Será que podemos traçar algum paralelismo entre “45 Anos” e este “O Meu Amigo Pete”? Pergunto isto porque parecem, à partida pelo menos, projetos completamente distintos.
Talvez sim, talvez não. Se pensar bem, tanto em “45 Anos” como neste filme, o elemento do isolamento está bem presente. Na verdade, acho até que a maior parte do tempo acabamos por inevitavelmente estar sozinhos, e por isso passamos tanto tempo a tentar superar essa sensação de solidão. Seja através de relacionamentos, dos nossos empregos. Talvez o elemento aglutinador das várias histórias que fiz seja mesmo a vontade de escapar desse isolamento. É um pouco isso que se passa com o Charley (Charlie Plummer), embora essa seja apenas uma camada mais visível.
Sente que essa abordagem do isolamento acaba por estar ligada ao seu trabalho?
É um pouco isso. Até porque estou a trabalhar em diversos projetos é quase frustrante pensar que chegamos sempre a alguém que está a tentar escapar a esse isolamento. Isso interessa-me bastante.
Por isso aderiu a esta história com um cavalo? Sabemos que existe algo quase terapêutico numa relação humana com cavalos. Qual é a sua experiência com cavalos?
A única experiência que tive foi cair de um cavalo. (risos) Isto quando tinha apenas oito anos. Portanto, não se pode dizer que seja uma ligação que tenha. Mas percebemos essa ligação, por exemplo quando Charley se aproxima de Lean on Pete. Afinal de contas, era o único ser com quem conseguia exprimir os seus sentimentos.
E como foi a sua ligação com o cavalo, conseguiu dirigi-lo também? (risos)
Por acaso era um cavalo muito bem treinado, embora com os cavalos de corrida isso já seja diferente, pois são bem mais temperamentais. Foi um desafio, mas correu bem, pois os tratadores fizeram bem o seu trabalho.
Pensou em alguns outros filmes que exploram essa relação entre um rapaz e um animal? Como o Kes, do Ken Loach (“Os Dois Indomáveis”, de 1969), que será talvez um exemplo óbvio?

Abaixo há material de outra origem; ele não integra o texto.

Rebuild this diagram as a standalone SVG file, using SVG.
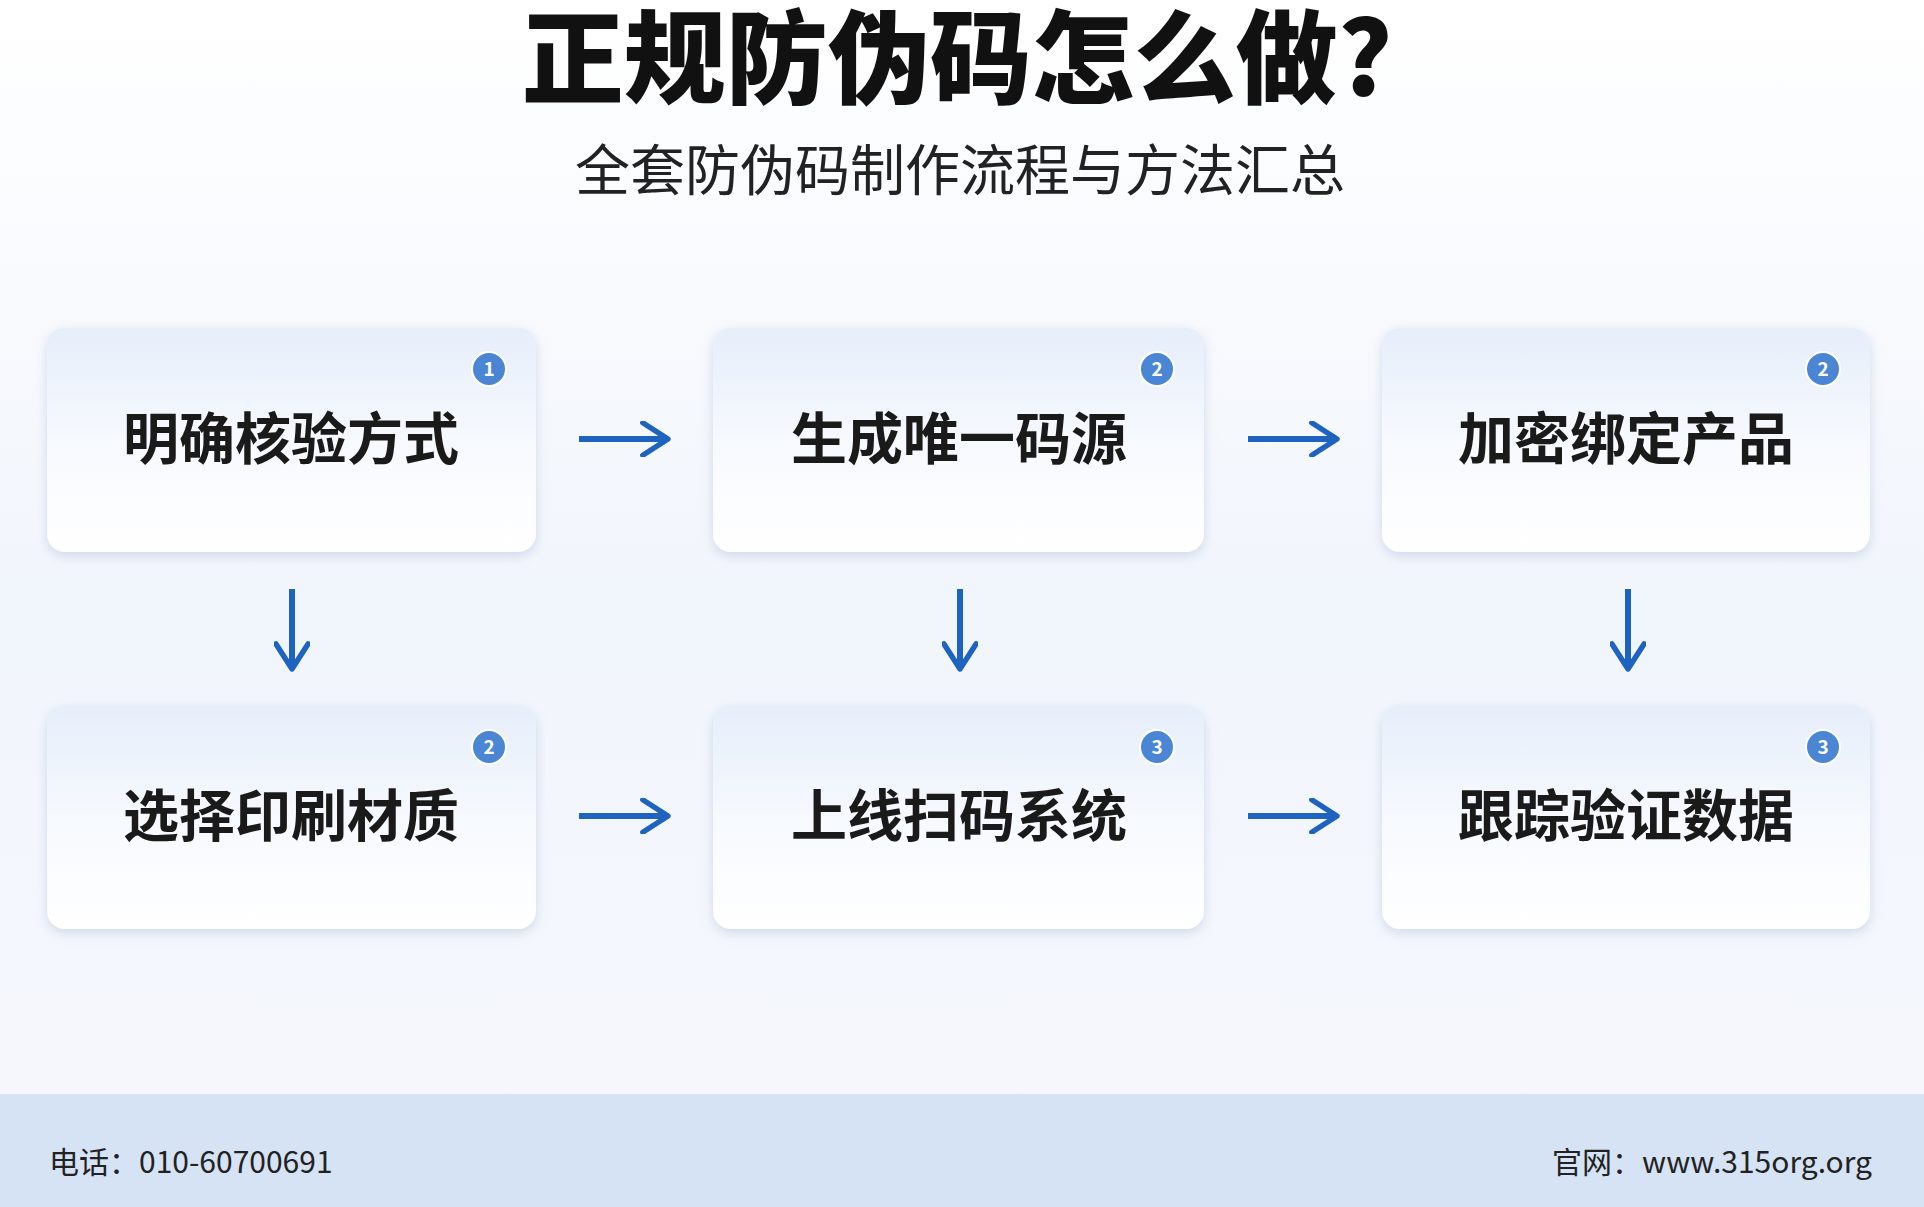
<svg xmlns="http://www.w3.org/2000/svg" width="1924" height="1207" viewBox="0 0 1924 1207">
<defs>
<linearGradient id="bg" x1="0" y1="0" x2="0" y2="1"><stop offset="0" stop-color="#ffffff"/><stop offset="0.5" stop-color="#f1f5fc"/><stop offset="1" stop-color="#f6f8fd"/></linearGradient>
<linearGradient id="card" x1="0" y1="0" x2="0" y2="1"><stop offset="0" stop-color="#e6eefa"/><stop offset="0.5" stop-color="#f6f9fe"/><stop offset="1" stop-color="#ffffff"/></linearGradient>
<filter id="sh" x="-10%" y="-10%" width="120%" height="130%"><feDropShadow dx="0" dy="4" stdDeviation="6" flood-color="#8fa3c4" flood-opacity="0.35"/></filter>
<marker id="ah" viewBox="0 0 10 10" refX="8" refY="5" markerWidth="6" markerHeight="6" orient="auto" markerUnits="strokeWidth"><path d="M1,0.5 L8,5 L1,9.5" fill="none" stroke="#1f63c0" stroke-width="1.5" stroke-linecap="round" stroke-linejoin="round"/></marker>
</defs>
<style>
text{font-family:"Noto Sans CJK SC","Noto Sans",sans-serif}
.box{fill:url(#card);filter:url(#sh)}
.lbl{font-size:56px;font-weight:700;fill:#1a1a1a;text-anchor:middle}
.bd{fill:#4a86d4;stroke:#ffffff;stroke-width:2}
.bt{font-size:19px;font-weight:700;fill:#fff;text-anchor:middle}
.ar{stroke:#1f63c0;stroke-width:6;fill:none;marker-end:url(#ah)}
.ft{font-size:30px;fill:#222}
</style>
<rect width="1924" height="1207" fill="url(#bg)"/>
<rect y="1094" width="1924" height="113" fill="#d5e3f5"/>
<text x="957" y="96" font-size="102" font-weight="900" fill="#111" text-anchor="middle">正规防伪码怎么做?</text>
<text x="960" y="190" font-size="55" fill="#222" text-anchor="middle">全套防伪码制作流程与方法汇总</text>
<g id="n1"><rect class="box" x="47" y="328" width="489" height="224" rx="18"/><text class="lbl" x="291" y="459">明确核验方式</text><circle class="bd" cx="489" cy="369" r="17"/><text class="bt" x="489" y="376">1</text></g>
<g id="n2"><rect class="box" x="713" y="328" width="491" height="224" rx="18"/><text class="lbl" x="959" y="459">生成唯一码源</text><circle class="bd" cx="1157" cy="369" r="17"/><text class="bt" x="1157" y="376">2</text></g>
<g id="n3"><rect class="box" x="1382" y="328" width="488" height="224" rx="18"/><text class="lbl" x="1626" y="459">加密绑定产品</text><circle class="bd" cx="1823" cy="369" r="17"/><text class="bt" x="1823" y="376">2</text></g>
<g id="n4"><rect class="box" x="47" y="706" width="489" height="223" rx="18"/><text class="lbl" x="291" y="836">选择印刷材质</text><circle class="bd" cx="489" cy="747" r="17"/><text class="bt" x="489" y="754">2</text></g>
<g id="n5"><rect class="box" x="713" y="706" width="491" height="223" rx="18"/><text class="lbl" x="959" y="836">上线扫码系统</text><circle class="bd" cx="1157" cy="747" r="17"/><text class="bt" x="1157" y="754">3</text></g>
<g id="n6"><rect class="box" x="1382" y="706" width="488" height="223" rx="18"/><text class="lbl" x="1626" y="836">跟踪验证数据</text><circle class="bd" cx="1823" cy="747" r="17"/><text class="bt" x="1823" y="754">3</text></g>
<g id="connectors">
<line class="ar" x1="579" y1="439" x2="668" y2="439"/>
<line class="ar" x1="1248" y1="439" x2="1337" y2="439"/>
<line class="ar" x1="579" y1="816" x2="668" y2="816"/>
<line class="ar" x1="1248" y1="816" x2="1337" y2="816"/>
<line class="ar" x1="292" y1="589" x2="292" y2="669"/>
<line class="ar" x1="960" y1="589" x2="960" y2="669"/>
<line class="ar" x1="1628" y1="589" x2="1628" y2="669"/>
</g>
<text class="ft" x="49" y="1173">电话：010-60700691</text>
<text class="ft" x="1872" y="1173" text-anchor="end">官网：www.315org.org</text>
</svg>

Por acaso, quando falei a primeira vez com o Willy (Vlautin, autor do livro), na altura em que estava a tentar adquirir os direitos, falámos sobre os filmes que me inspiravam e o “Kes” foi um deles – de resto, um filme de que ele gostava muito. Mas há uma coisa: é que, apesar de ter feito este filme, isso não significa que seja um grande entusiasta dessa ideia do rapaz e do animal. É claro que o “Kes” é um filme incrível e revi-o recentemente na altura da preparação para este filme. E percebi que é um filme que mantém a sua frescura depois de tantos filmes. Mas não fui ver o “Black Beauty” (1994) ou filmes de corridas de cavalos, se calhar porque não queria que as minhas corridas de cavalos se parecessem com o “Seabiscuit” (2003).

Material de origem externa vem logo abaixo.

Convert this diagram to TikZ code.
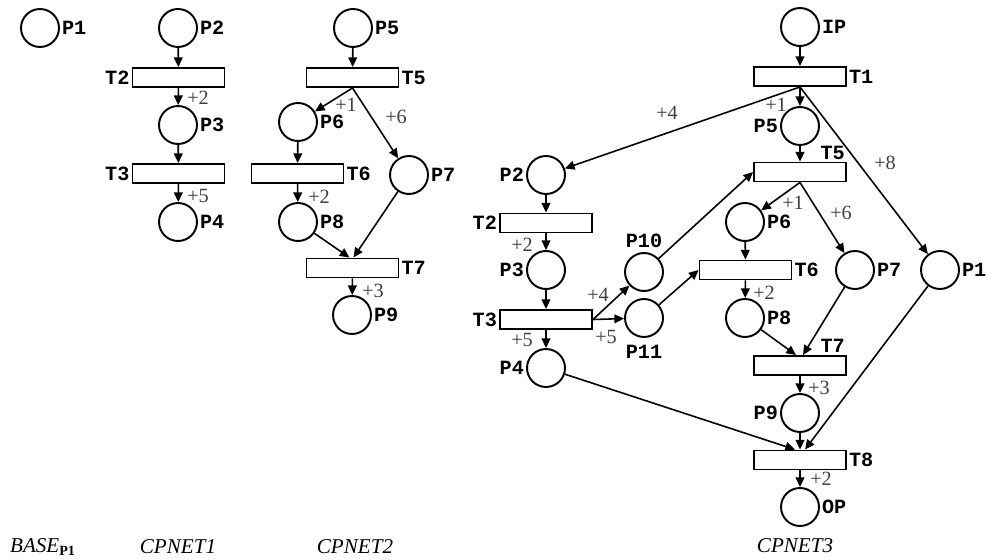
\documentclass[tikz,border=0pt]{standalone}
\usepackage{fontspec}
\setmainfont{Liberation Serif}
\setmonofont{Liberation Mono}
\usetikzlibrary{arrows.meta,calc}

\tikzset{
  place/.style={circle, draw, line width=1.1pt, minimum size=0.76cm, inner sep=0pt},
  trans/.style={rectangle, draw, line width=1.1pt, minimum width=1.84cm, minimum height=0.38cm, inner sep=0pt},
  arc/.style={-{Triangle[length=5.5pt,width=5pt]}, line width=0.9pt},
  tag/.style={font=\ttfamily\bfseries\fontsize{11.5}{12}\selectfont, inner sep=1pt},
  num/.style={font=\fontsize{11.5}{12}\selectfont, text=black!75, inner sep=0pt},
  title/.style={font=\itshape\fontsize{12}{14}\selectfont, inner sep=0pt},
  every label/.append style={tag},
  label distance=0pt
}

\begin{document}
\begin{tikzpicture}[x=0.02cm, y=-0.02cm]
\useasboundingbox (0,0) rectangle (993,560);

% ---------- BASE ----------
\node[place, label=east:P1] (bP1) at (40,28) {};

% ---------- CPNET1 ----------
\node[place, label=east:P2] (aP2) at (178,28) {};
\node[trans, label=west:T2] (aT2) at (178.5,77.5) {};
\node[place, label=east:P3] (aP3) at (178,125) {};
\node[trans, label=west:T3] (aT3) at (178.5,173.5) {};
\node[place, label=east:P4] (aP4) at (178,222) {};

\draw[arc] (aP2) -- (aT2);
\draw[arc] (aT2) -- (aP3);
\draw[arc] (aP3) -- (aT3);
\draw[arc] (aT3) -- (aP4);
\node[num] (aN1) at (198,98) {+2};
\node[num] (aN2) at (198,196) {+5};

% ---------- CPNET2 ----------
\node[place, label=east:P5] (cP5) at (353,28) {};
\node[trans, label=east:T5] (cT5) at (352.5,77.5) {};
\node[place, label=east:P6] (cP6) at (298,122) {};
\node[place, label=east:P7] (cP7) at (409,175) {};
\node[trans, label=east:T6] (cT6) at (297.5,173.5) {};
\node[place, label=east:P8] (cP8) at (298,222) {};
\node[trans, label=east:T7] (cT7) at (352.5,268) {};
\node[place, label=east:P9] (cP9) at (352,315) {};

\draw[arc] (cP5) -- (cT5);
\draw[arc] (cT5.south) -- (cP6);
\draw[arc] (cT5.south) -- (cP7);
\draw[arc] (cP6) -- (cT6);
\draw[arc] (cT6) -- (cP8);
\draw[arc] (cP8) -- ($(cT7.north)+(-3,0)$);
\draw[arc] (cP7) -- ($(cT7.north)+(1,0)$);
\draw[arc] (cT7) -- (cP9);
\node[num] (cN1) at (346,105) {+1};
\node[num] (cN2) at (396,117) {+6};
\node[num] (cN3) at (319,197) {+2};
\node[num] (cN4) at (373,291) {+3};

% ---------- CPNET3 ----------
\node[place, label=east:IP] (IP) at (800,27) {};
\node[trans, label=east:T1] (T1) at (800,76.5) {};
\node[place, label=west:P5] (P5) at (800,126) {};
\node[trans, label={[anchor=south east]north east:T5}] (T5) at (800,172) {};
\node[place, label=west:P2] (P2) at (546,175) {};
\node[trans, label=west:T2] (T2) at (546,223) {};
\node[place, label=west:P3] (P3) at (546,270) {};
\node[trans, label=west:T3] (T3) at (546,319.5) {};
\node[place, label=west:P4] (P4) at (546,368) {};
\node[place, label={[label distance=1pt]north:P10}] (P10) at (644,272) {};
\node[place, label={[label distance=3pt]south:P11}] (P11) at (644,318) {};
\node[place, label=east:P6] (P6) at (745,222) {};
\node[trans, label=east:T6] (T6) at (745.5,270) {};
\node[place, label=east:P7] (P7) at (855,270) {};
\node[place, label=east:P1] (P1) at (940,270) {};
\node[place, label=east:P8] (P8) at (745,318) {};
\node[trans, label={[anchor=south east]north east:T7}] (T7) at (800,365.5) {};
\node[place, label=west:P9] (P9) at (800,413) {};
\node[trans, label=east:T8] (T8) at (800,460) {};
\node[place, label=east:OP] (OP) at (800,507) {};

\draw[arc] (IP) -- (T1);
\draw[arc] (T1.south) -- (P5);
\draw[arc] (T1.south) -- (P2);
\draw[arc] (T1.south) -- (P1);
\draw[arc] (P5) -- (T5);
\draw[arc] (T5.south) -- (P6);
\draw[arc] (T5.south) -- (P7);
\draw[arc] (P2) -- (T2);
\draw[arc] (T2) -- (P3);
\draw[arc] (P3) -- (T3);
\draw[arc] (T3) -- (P4);
\draw[arc] (T3.east) -- (P10);
\draw[arc] (T3.east) -- (P11);
\draw[arc] (P10) -- (T5.west);
\draw[arc] (P11) -- (T6.west);
\draw[arc] (P6) -- (T6);
\draw[arc] (T6) -- (P8);
\draw[arc] (P8) -- ($(T7.north)+(-4,0)$);
\draw[arc] (P7) -- ($(T7.north)+(3,0)$);
\draw[arc] (T7) -- (P9);
\draw[arc] (P9) -- (T8);
\draw[arc] (P4) -- ($(T8.north)+(-5,0)$);
\draw[arc] (P1) -- ($(T8.north)+(5,0)$);
\draw[arc] (T8) -- (OP);

\node[num] (N1) at (667,113) {+4};
\node[num] (N2) at (776,105) {+1};
\node[num] (N3) at (885,163) {+8};
\node[num] (N4) at (793,203) {+1};
\node[num] (N5) at (841,213) {+6};
\node[num] (N6) at (522,245) {+2};
\node[num] (N7) at (598,295) {+4};
\node[num] (N8) at (606,337) {+5};
\node[num] (N9) at (522,340) {+5};
\node[num] (N10) at (764,293) {+2};
\node[num] (N11) at (819,388) {+3};
\node[num] (N12) at (821,479) {+2};

% ---------- titles ----------
\node[title] (tBase) at (43,547) {BASE\textsubscript{\upshape\bfseries P1}};
\node[title] (tNet1) at (178,547) {CPNET1};
\node[title] (tNet2) at (355,547) {CPNET2};
\node[title] (tNet3) at (795,546) {CPNET3};
\end{tikzpicture}
\end{document}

Como foi rodar nos Estados Unidos? Sentiu muitas diferenças em relação ao seu modo de trabalhar na Europa?
É claro que são equipas muito mais numerosas e em que está tudo muito definido, até porque existem muitas regras dos sindicatos. Por exemplo, mesmo como realizador não estou autorizado a alterar nada – algo estranho para quem vem do meio independente. Talvez por se fazerem menos filmes na Europa, as pessoas sejam mais apaixonadas e dedicadas àquilo que fazem, mas tudo correu bem. Mas há algo na América, a sensação de liberdade e de poder ir para o Oeste, que tem muito a ver com a história, apesar de ele viajar para leste. Achei isso interessante no filme, como uma espécie de western ao contrário.
Quando fala nos projetos que está a desenvolver sente que poderão passar mais pelos EUA ou regressará à Europa?

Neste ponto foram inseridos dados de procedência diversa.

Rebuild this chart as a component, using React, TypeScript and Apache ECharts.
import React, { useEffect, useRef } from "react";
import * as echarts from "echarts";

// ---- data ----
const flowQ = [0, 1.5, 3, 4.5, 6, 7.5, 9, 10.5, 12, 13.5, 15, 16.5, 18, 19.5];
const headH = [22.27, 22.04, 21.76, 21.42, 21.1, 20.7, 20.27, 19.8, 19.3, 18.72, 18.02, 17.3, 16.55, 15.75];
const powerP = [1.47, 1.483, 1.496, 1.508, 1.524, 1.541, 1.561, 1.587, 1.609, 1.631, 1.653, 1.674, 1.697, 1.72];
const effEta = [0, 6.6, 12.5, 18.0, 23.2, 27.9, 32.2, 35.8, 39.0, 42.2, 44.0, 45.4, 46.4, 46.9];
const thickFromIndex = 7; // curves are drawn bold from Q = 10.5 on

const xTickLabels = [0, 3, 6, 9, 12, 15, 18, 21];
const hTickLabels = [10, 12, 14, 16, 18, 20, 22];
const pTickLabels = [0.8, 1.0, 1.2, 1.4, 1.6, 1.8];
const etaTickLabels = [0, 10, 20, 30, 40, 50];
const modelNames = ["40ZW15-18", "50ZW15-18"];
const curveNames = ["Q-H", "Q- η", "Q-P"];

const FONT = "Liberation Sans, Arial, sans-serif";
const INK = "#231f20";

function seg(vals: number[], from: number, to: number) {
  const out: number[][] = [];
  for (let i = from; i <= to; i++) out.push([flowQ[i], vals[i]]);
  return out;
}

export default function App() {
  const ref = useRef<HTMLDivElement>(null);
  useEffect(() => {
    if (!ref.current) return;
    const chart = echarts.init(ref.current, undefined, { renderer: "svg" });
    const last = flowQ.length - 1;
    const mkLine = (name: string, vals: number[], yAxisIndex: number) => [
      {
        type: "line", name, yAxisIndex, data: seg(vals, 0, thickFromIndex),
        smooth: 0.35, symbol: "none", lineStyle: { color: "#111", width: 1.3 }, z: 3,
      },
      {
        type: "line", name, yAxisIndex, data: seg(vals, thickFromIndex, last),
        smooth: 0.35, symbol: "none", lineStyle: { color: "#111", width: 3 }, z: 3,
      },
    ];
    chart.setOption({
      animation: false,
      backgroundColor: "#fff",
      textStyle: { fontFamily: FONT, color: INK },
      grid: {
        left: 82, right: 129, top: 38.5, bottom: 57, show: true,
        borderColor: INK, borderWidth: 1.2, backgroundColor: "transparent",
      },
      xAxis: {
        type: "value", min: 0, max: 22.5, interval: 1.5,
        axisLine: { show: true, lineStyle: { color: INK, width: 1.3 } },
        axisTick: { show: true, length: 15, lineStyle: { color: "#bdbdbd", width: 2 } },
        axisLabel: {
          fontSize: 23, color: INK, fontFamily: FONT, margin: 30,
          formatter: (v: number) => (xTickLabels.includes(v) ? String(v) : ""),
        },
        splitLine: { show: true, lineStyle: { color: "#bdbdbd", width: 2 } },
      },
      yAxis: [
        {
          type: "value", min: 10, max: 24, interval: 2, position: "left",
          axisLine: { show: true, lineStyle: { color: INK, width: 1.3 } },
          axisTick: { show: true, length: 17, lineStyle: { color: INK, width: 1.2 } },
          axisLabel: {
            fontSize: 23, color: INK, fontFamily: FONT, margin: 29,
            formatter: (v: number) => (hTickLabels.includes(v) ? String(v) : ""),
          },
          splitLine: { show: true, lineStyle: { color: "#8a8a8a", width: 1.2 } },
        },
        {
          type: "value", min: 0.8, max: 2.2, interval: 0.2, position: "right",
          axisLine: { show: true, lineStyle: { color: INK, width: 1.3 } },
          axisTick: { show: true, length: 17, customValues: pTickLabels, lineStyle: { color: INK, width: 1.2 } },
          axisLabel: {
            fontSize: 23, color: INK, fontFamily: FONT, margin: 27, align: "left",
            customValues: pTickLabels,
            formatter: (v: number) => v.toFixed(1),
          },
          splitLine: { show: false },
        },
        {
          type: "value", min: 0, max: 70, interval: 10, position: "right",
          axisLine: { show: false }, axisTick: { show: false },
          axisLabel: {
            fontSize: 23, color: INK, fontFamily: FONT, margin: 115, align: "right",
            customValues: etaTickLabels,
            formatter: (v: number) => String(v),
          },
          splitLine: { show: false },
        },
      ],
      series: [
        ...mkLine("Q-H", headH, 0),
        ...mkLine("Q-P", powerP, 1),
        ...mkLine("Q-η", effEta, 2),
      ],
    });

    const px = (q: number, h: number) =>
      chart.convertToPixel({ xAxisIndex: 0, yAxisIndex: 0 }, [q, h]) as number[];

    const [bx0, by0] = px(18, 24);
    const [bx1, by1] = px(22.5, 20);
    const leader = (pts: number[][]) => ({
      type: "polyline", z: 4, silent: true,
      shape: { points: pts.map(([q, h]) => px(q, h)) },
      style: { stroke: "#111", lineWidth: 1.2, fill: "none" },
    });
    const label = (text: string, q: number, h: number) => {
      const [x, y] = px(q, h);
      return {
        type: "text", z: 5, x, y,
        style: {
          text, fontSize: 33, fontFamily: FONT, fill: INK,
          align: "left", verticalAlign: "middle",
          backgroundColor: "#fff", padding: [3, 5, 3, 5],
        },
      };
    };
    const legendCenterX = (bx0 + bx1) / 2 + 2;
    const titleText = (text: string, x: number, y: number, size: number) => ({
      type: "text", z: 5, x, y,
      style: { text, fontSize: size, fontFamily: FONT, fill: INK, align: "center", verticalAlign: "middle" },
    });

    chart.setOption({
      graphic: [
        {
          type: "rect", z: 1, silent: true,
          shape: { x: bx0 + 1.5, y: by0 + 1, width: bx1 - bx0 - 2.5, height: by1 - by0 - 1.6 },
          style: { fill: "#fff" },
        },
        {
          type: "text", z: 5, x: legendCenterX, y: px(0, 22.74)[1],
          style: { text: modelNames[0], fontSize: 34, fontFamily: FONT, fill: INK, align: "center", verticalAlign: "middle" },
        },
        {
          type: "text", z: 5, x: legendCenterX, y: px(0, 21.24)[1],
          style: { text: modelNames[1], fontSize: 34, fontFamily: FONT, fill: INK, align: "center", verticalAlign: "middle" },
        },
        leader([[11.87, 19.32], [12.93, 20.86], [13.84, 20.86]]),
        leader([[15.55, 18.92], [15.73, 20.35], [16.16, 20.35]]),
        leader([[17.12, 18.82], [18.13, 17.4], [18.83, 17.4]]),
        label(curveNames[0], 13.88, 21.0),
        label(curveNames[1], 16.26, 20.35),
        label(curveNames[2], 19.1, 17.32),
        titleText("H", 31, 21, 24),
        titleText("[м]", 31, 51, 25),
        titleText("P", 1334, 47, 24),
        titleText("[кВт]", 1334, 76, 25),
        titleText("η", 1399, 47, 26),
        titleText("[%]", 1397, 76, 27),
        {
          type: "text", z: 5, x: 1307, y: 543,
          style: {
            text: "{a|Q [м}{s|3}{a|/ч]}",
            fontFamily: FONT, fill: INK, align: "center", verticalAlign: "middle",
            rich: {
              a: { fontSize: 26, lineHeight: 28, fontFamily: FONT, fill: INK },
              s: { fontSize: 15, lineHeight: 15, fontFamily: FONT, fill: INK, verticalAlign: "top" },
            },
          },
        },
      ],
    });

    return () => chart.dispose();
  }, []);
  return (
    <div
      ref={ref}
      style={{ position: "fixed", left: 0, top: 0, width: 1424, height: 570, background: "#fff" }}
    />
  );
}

Na verdade, tudo depende da história. Há um projeto que se passa nos EUA, mas outro em Inglaterra e um ainda na Grécia. Ou seja, não tenho nenhum desejo desesperado de trabalhar na Europa. Apenas quero fazer os filmes que fazem sentido. Quando se faz um filme que tem algum sucesso, talvez possa existir a pressão de fazer algo numa escala maior. É claro que depois de “45 Anos” recebi alguns guiões sobre pessoas mais velhas – algo que me surpreendeu: por que razão iria eu fazer outro filme assim? Será que agora vou receber guiões para filmes sobre animais? Ou talvez até sobre pessoas velhas com animais… (risos)
O que fará então, já sabe?
Sim, uma série de cinco episódios da HBO baseada num livro chamado “The North Water”. Vamos ver, pois é um projeto bastante grande. É sobre um baleeiro em meados do séc. xix, no Ártico. Ou seja, vou de cavalos para baleias… (risos) Depois tenho outros projetos em diferentes etapas que espero concretizar.
Como foi a descoberta do Charlie? Sobretudo para assegurar o protagonismo sem ter uma grande experiência?
É verdade. Ele participou num casting muito desgastante. Mas a demo que nos enviou despertou-nos a atenção, foi sempre considerado nas diferentes fases e acabou por ficar.
Sentiu necessidade de evitar que o filme se tornasse algo sentimental?
Este é um filme sobre um rapaz e um cavalo, e sobre um rapaz que procura a sua tia. Portanto, sabia que corria esse risco, mas também sabia que não era por aí que queria ir. Sabia que não queria essa imagem mais ou menos perfeita que todos imaginamos. Foi um equilíbrio delicado.
Steve Buscemi é sempre uma personagem marcante em qualquer filme que entre. Como foi a sua chegada a este filme?
Claro que queria trabalhar com ele, mas ao mesmo tempo evitar o seu lado mais marcado daquelas personagens resmungonas. Tanto o Steve como a Chloé conheciam bem a história, mas sabiam que não deveriam sobrepor-se a essa personagem. De qualquer forma, é sempre um luxo poder trabalhar com um ator como o Steve e também com a Chloé.